The METIS Sandbox - or finding joy in working with data
Metis Sandbox is a functional application that enhances the overall data aggregation workflow from data providers to Europeana. In this post, we take a look at what the pilot, developed as part of the Europeana Common Culture project, has achieved.
The Europeana Common Culture project aims to develop a harmonised and coordinated environment for Europeana’s national aggregators, as well as improve content and metadata quality to increase user satisfaction. As part of the project, three pilots (Metis Sandbox, the Linked Open Data Aggregator and 3D Content in Europeana) experimented with novel approaches for aggregation which were tested by national aggregators (NAs) and validated with cultural heritage institutions (CHIs). The Metis Sandbox pilot was led by Deutsche Digitale Bibliothek (DDB) and delivered in close collaboration with the Europeana Foundation.
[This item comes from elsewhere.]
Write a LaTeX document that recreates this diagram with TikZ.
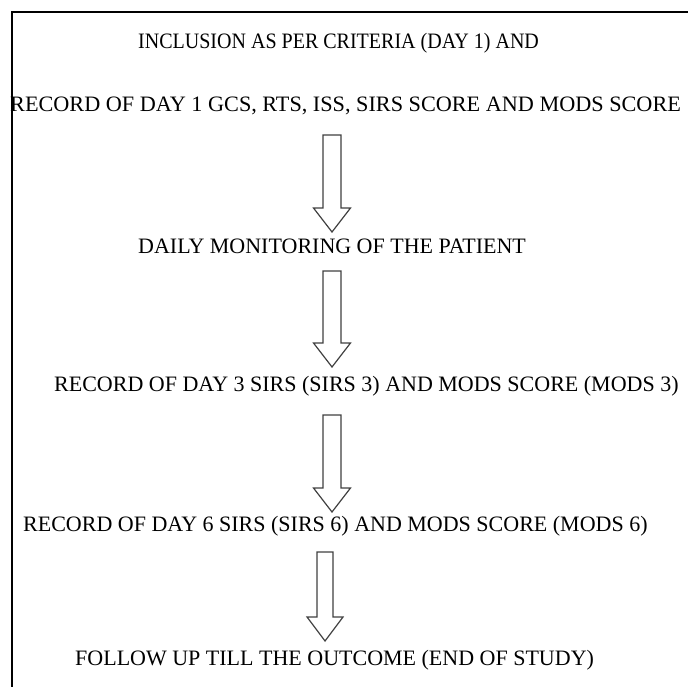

As a long time aggregator for Europeana, the DDB had hands-on observations and experience to bring to the pilot. The process of getting DDB data published in Europeana often took a long time (sometimes up to six months), for various reasons: the data was not valid according to the Europeana Data Model (EDM) and needed to be corrected by the DDB or by the cultural heritage institution/intermediate provider; or it was noticed that the data quality was poor and data or mapping corrections were needed. All this was accompanied by back and forth communication between Europeana’s Data Publishing Services (DPS) Team, the aggregator, sometimes an intermediate aggregator, and the CHI. This loop had to be repeated several times until everything was correct, taking a vast amount of time.
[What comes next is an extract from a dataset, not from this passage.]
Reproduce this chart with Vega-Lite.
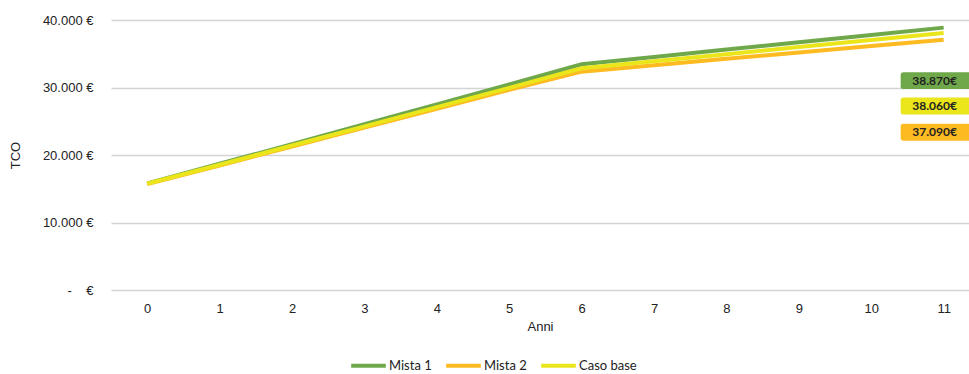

This led to the question: what if aggregators could see how data looked in Europeana without involving the DPS team? They would be able to perform corrections before even sending the data to Europeana. It would have the potential to profit all aggregators by reducing the number of steps necessary to publish data through Europeana, as well as the to-and-fro communication!
And so the Metis Sandbox was born.
The Metis Sandbox allows the processing of sample datasets according to the Metis workflow. From data import, validation, transformation, normalisation and enrichment to publication it reproduces step by step the processes applied within Metis, Europeana’s core infrastructure for data aggregation. The system issues reports for every step if an error is reported and provides a link to a preview environment at the end of the process, allowing the user to see their data in a copy of Europeana. The data output by the system contains all the automatic enrichments and technical metadata generated by Europeana, as well as the quality tiers for content and metadata.
The DDB was the first to test the pilot. And oh what a joy it was! It’s not often that the words 'data' and 'joy' are to be found in the same context, but being able to see the data along with the content and metadata tier meant that this was the case. From the moment it was tested, the Metis Sandbox had a direct impact on the improvement of the DDB’s data workflow and the quality of the submitted data.
It was then time to involve other aggregators from the Europeana Common Culture project and get more feedback about the Metis Sandbox. Several national aggregators in the project were involved in testing and evaluation and the results were very encouraging: 83% of the participants found it useful and signaled that they would be happy to use Metis Sandbox for future deliveries to Europeana. The most appreciated features of the tool were content and metadata tier calculation, data validation, and the detailed error/warning reporting.
So what is on the books for the future of Metis Sandbox?
The Metis Sandbox is, next to Metis, one of the pillars of Europeana’s Aggregation Strategy published in October. Building on the pilot developed during the project, Europeana Foundation will further extend it to provide, together with Metis, a solution which provides ways of speeding up the publication process in Europeana, to support the digital transformation of aggregators and cultural heritage institutions and improve data quality. The public release of Metis Sandbox will be available in spring 2021.